Williams adds, "That's why music education is so important. Finding those mentors. I think music education keeps that culture alive of fostering artistry in kids, and in school, you don’t find that often. Most things that happen in school are logical things. They’re to help you succeed in a corporate world. But music education is so important because it is something very creative and different from the rest of schooling."
"I think we as a society and world value kind of the logical, but you’re missing out on the intuitive side, the creative side of things," adds Thielen.
"It’s about creativity and being a more well-rounded human being," says Williams. "Not just driven to make money or be productive in a society that demands you to do so. It’s about developing your mind and imagination. Being a better person because of it. I think without music education, or without the people who foster that development in kids, I think we would be much worse off. We could probably stand to use more of it."
Two days following The Head and the Heart's program, GRAMMY Campers were treated to another special conversation and performance with singer/songwriter JoJo on July 26. In an interview before her program, JoJo discussed her music education background, and why music education programs are so crucial for young people with GRAMMY.com.
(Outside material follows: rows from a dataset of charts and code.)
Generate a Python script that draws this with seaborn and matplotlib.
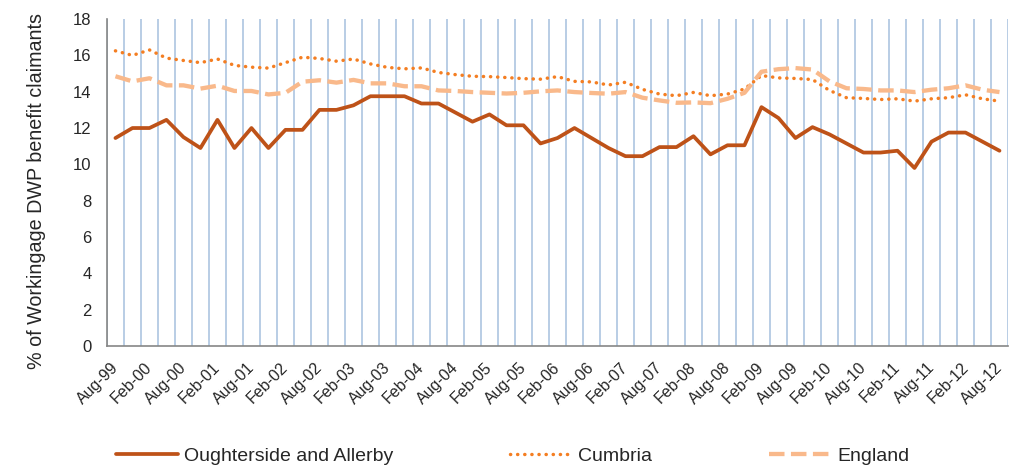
import numpy as np
import pandas as pd
import matplotlib
matplotlib.use("Agg")
import matplotlib.pyplot as plt
from matplotlib.transforms import ScaledTranslation
import seaborn as sns

# quarterly periods, Aug-99 .. Aug-12
periods = pd.date_range("1999-08-01", periods=53, freq="3MS").strftime("%b-%y").tolist()

# % of working age population claiming DWP benefits
oughterside = [11.45, 12.0, 12.0, 12.45, 11.5, 10.9, 12.45, 10.9, 12.0, 10.9,
               11.9, 11.9, 13.0, 13.0, 13.25, 13.75, 13.75, 13.75, 13.35, 13.35,
               12.85, 12.35, 12.75, 12.15, 12.15, 11.15, 11.45, 12.0, 11.45, 10.9,
               10.45, 10.45, 10.95, 10.95, 11.55, 10.55, 11.05, 11.05, 13.15, 12.55,
               11.45, 12.05, 11.65, 11.15, 10.65, 10.65, 10.75, 9.8, 11.25, 11.75,
               11.75, 11.25, 10.75]
cumbria = [16.25, 16.0, 16.3, 15.85, 15.72, 15.6, 15.8, 15.45, 15.35, 15.3,
           15.6, 15.9, 15.83, 15.68, 15.8, 15.53, 15.34, 15.26, 15.31, 15.06,
           14.94, 14.85, 14.83, 14.78, 14.72, 14.69, 14.83, 14.57, 14.54, 14.37,
           14.52, 14.13, 13.87, 13.78, 13.96, 13.78, 13.87, 14.15, 14.89, 14.76,
           14.73, 14.67, 14.07, 13.67, 13.63, 13.57, 13.61, 13.48, 13.61, 13.67,
           13.83, 13.61, 13.48]
england = [14.85, 14.57, 14.74, 14.35, 14.35, 14.17, 14.33, 14.04, 14.04, 13.85,
           13.94, 14.55, 14.63, 14.5, 14.65, 14.46, 14.46, 14.3, 14.3, 14.07,
           14.04, 13.98, 13.94, 13.9, 13.94, 14.02, 14.07, 13.98, 13.93, 13.89,
           13.98, 13.67, 13.52, 13.39, 13.41, 13.37, 13.61, 13.94, 15.1, 15.24,
           15.3, 15.22, 14.57, 14.19, 14.15, 14.07, 14.07, 13.98, 14.11, 14.19,
           14.35, 14.11, 13.98]

# only every second quarter is labelled
tick_labels = periods[::2]

sns.set_style("white")
plt.rcParams['font.family'] = ['Liberation Sans', 'DejaVu Sans']

idx = np.arange(len(periods))
df = pd.DataFrame({"idx": idx, "Oughterside and Allerby": oughterside,
                   "Cumbria": cumbria, "England": england})

fig = plt.figure(figsize=(10.09, 4.65), dpi=100)
ax = fig.add_axes([0.106, 0.256, 0.893, 0.703])

sns.lineplot(data=df, x="idx", y="Oughterside and Allerby", ax=ax, color="#BE5218",
             lw=2.7, label="Oughterside and Allerby")
sns.lineplot(data=df, x="idx", y="Cumbria", ax=ax, color="#F47E22", lw=2.5,
             linestyle=(0, (0.05, 2.0)), dash_capstyle="round", label="Cumbria")
sns.lineplot(data=df, x="idx", y="England", ax=ax, color="#F9B98B", lw=3.1,
             linestyle=(0, (3.6, 1.5)), dash_capstyle="butt", label="England")

ax.set_xlim(-0.5, len(periods) - 0.5)
ax.set_ylim(0, 18)
ax.set_yticks(np.arange(0, 19, 2))

# boundary ticks + vertical gridlines, labels at category centres
ax.set_xticks(np.arange(-0.5, len(periods)), labels=[])
ax.set_xticks(idx[::2], minor=True)
ax.set_xticklabels(tick_labels, minor=True, rotation=45, ha="right",
                   rotation_mode="anchor", fontsize=11.5)
ax.tick_params(axis="x", which="minor", length=0, pad=10)
ax.tick_params(axis="x", which="major", length=5, width=1.2, color="#868686", direction="out")
ax.tick_params(axis="y", length=5, width=1.2, color="#868686", direction="out",
               labelsize=12, pad=6)
ax.xaxis.grid(True, which="major", color="#B9CDE5", lw=1.4)
ax.yaxis.grid(False)

shift = ScaledTranslation(-0.05, 0, fig.dpi_scale_trans)
for lbl in ax.get_xticklabels(minor=True):
    lbl.set_transform(lbl.get_transform() + shift)

for s in ["top", "right"]:
    ax.spines[s].set_visible(False)
for s in ["left", "bottom"]:
    ax.spines[s].set_color("#868686")
    ax.spines[s].set_linewidth(1.2)

ax.set_xlabel("")
ax.set_ylabel("% of Workingage DWP benefit claimants", fontsize=14.2)
ax.yaxis.set_label_coords(-0.068, 0.475)

handles, labels = ax.get_legend_handles_labels()
ax.get_legend().remove()
fig.legend(handles, labels, loc="center", bbox_to_anchor=(0.508, 0.02), ncol=3,
           frameon=False, fontsize=14, handlelength=3.2, handletextpad=0.3,
           columnspacing=6.0)

fig.savefig("out.png", dpi=100)
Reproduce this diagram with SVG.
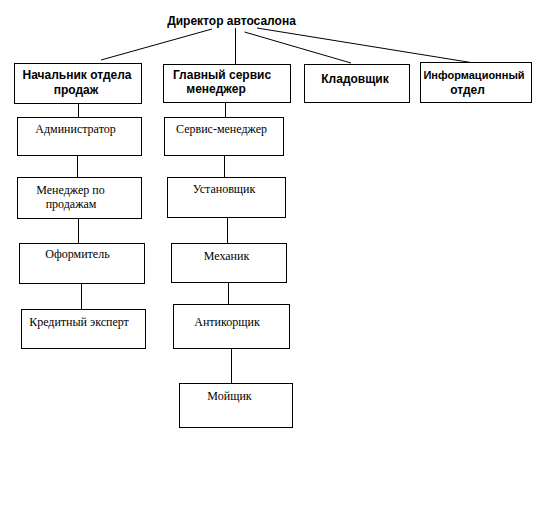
<svg xmlns="http://www.w3.org/2000/svg" width="542" height="510" viewBox="0 0 542 510">
<style>
.box{fill:#fff;stroke:#000;stroke-width:1}
.c line{stroke:#000;stroke-width:1}
.b{font-family:"Liberation Sans",Arial,sans-serif;font-weight:bold;font-size:12px;fill:#000;text-anchor:middle}
.n{font-size:11px}
.s{font-family:"Liberation Serif","Times New Roman",serif;font-size:12px;fill:#000;text-anchor:middle}
</style>
<rect width="542" height="510" fill="#fff"/>
<g class="c" id="connectors">
<line x1="101" y1="60" x2="212" y2="29"/>
<line x1="235.5" y1="28" x2="235.5" y2="64"/>
<line x1="244.5" y1="32" x2="351" y2="63"/>
<line x1="257" y1="28" x2="474" y2="63"/>
<line x1="78.5" y1="103" x2="78.5" y2="117"/>
<line x1="225.5" y1="103" x2="225.5" y2="117"/>
<line x1="77.5" y1="156" x2="77.5" y2="177"/>
<line x1="224.5" y1="156" x2="224.5" y2="177"/>
<line x1="78.5" y1="219" x2="78.5" y2="243"/>
<line x1="227.5" y1="218" x2="227.5" y2="243"/>
<line x1="81.5" y1="284" x2="81.5" y2="309"/>
<line x1="228.5" y1="282" x2="228.5" y2="304"/>
<line x1="231.5" y1="348" x2="231.5" y2="383"/>
</g>
<g id="director"><text class="b" x="231.5" y="25">Директор автосалона</text></g>
<g id="nach"><rect class="box" x="14.5" y="63.5" width="127" height="40"/><text class="b" x="77" y="79">Начальник отдела</text><text class="b" x="76" y="94">продаж</text></g>
<g id="glav"><rect class="box" x="163.5" y="64.5" width="127" height="38"/><text class="b" x="222" y="79">Главный сервис</text><text class="b" x="216" y="93">менеджер</text></g>
<g id="klad"><rect class="box" x="304.5" y="64.5" width="105" height="38"/><text class="b" x="355" y="83">Кладовщик</text></g>
<g id="info"><rect class="box" x="420.5" y="62.5" width="111" height="40"/><text class="b n" x="474" y="79">Информационный</text><text class="b" x="467.5" y="94">отдел</text></g>
<g id="admin"><rect class="box" x="17.5" y="117.5" width="124" height="38"/><text class="s" x="75.5" y="133">Администратор</text></g>
<g id="manager"><rect class="box" x="17.5" y="177.5" width="124" height="41"/><text class="s" x="70.5" y="194">Менеджер по</text><text class="s" x="71" y="208">продажам</text></g>
<g id="oform"><rect class="box" x="19.5" y="243.5" width="125" height="40"/><text class="s" x="77.5" y="258">Оформитель</text></g>
<g id="kredit"><rect class="box" x="21.5" y="309.5" width="124" height="39"/><text class="s" x="79" y="326">Кредитный эксперт</text></g>
<g id="servis"><rect class="box" x="164.5" y="117.5" width="119" height="38"/><text class="s" x="221.5" y="133">Сервис-менеджер</text></g>
<g id="ustan"><rect class="box" x="167.5" y="177.5" width="118" height="40"/><text class="s" x="224" y="193">Установщик</text></g>
<g id="mekh"><rect class="box" x="171.5" y="243.5" width="115" height="39"/><text class="s" x="226.5" y="260">Механик</text></g>
<g id="anti"><rect class="box" x="173.5" y="304.5" width="116" height="44"/><text class="s" x="227" y="326">Антикорщик</text></g>
<g id="moy"><rect class="box" x="179.5" y="383.5" width="113" height="44"/><text class="s" x="229.5" y="400">Мойщик</text></g>
</svg>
Related: Interview: JoJo Has Nothing To Hide
"I was fortunate enough to attend public schools that had good music programs," she says. "My band teacher, Mr. Murphy, was someone I looked up to as he was a bandleader/musician in and around Boston. Learning the basics of theory from someone who was living a touring musician’s life was so exciting to me. … My mom was a huge influence on me, too. She has a musical theater/classical soprano singing background and taught me about breath control, resonance, the importance of believing the lyrics you’re singing, and exposed me to a wide variety of music. Without her, I would have never been able to pursue a career in music so young."
On the importance of music education, JoJo believes "every kid deserves to find their own unique way to express what they’re feeling."
This year’s 15th annual GRAMMY Camp, which hosted 90 talented students from across the United States this summer, the most significant number of GRAMMY Campers in the history of the program, was definitely not fantasy camp. It’s safe to say that each of the 90 students who participated left with a new sense of confidence and determination to pursue their dreams, whatever those may be.
And as for the meaning behind the "this is not fantasy camp" phrase, Sears had a story about that.
"'This is not fantasy camp' has become our mantra," he says. "Four or five years ago, I stood up here in this room on this stage, and I told the kids, ‘this is not fantasy camp.’ They didn’t know what I was talking about. I said I was an avid baseball player from as early as I can remember all the way through high school. … I always had a dream of going to the Dodgers Fantasy Camp in Florida. That’s what they called it—fantasy camp. And what made it fantasy camp is you left the life that you knew, you went to fantasy camp, you played ball, pulled muscles, had a bunch of fun. And then you came home, and you were the same person as you were when you left. That’s not what this is supposed to be. You need to leave here with a plan. And if you already had a plan, you need to leave here with a better plan. That’s how this is not a fantasy camp. No one should leave here and be the same as they were when they came."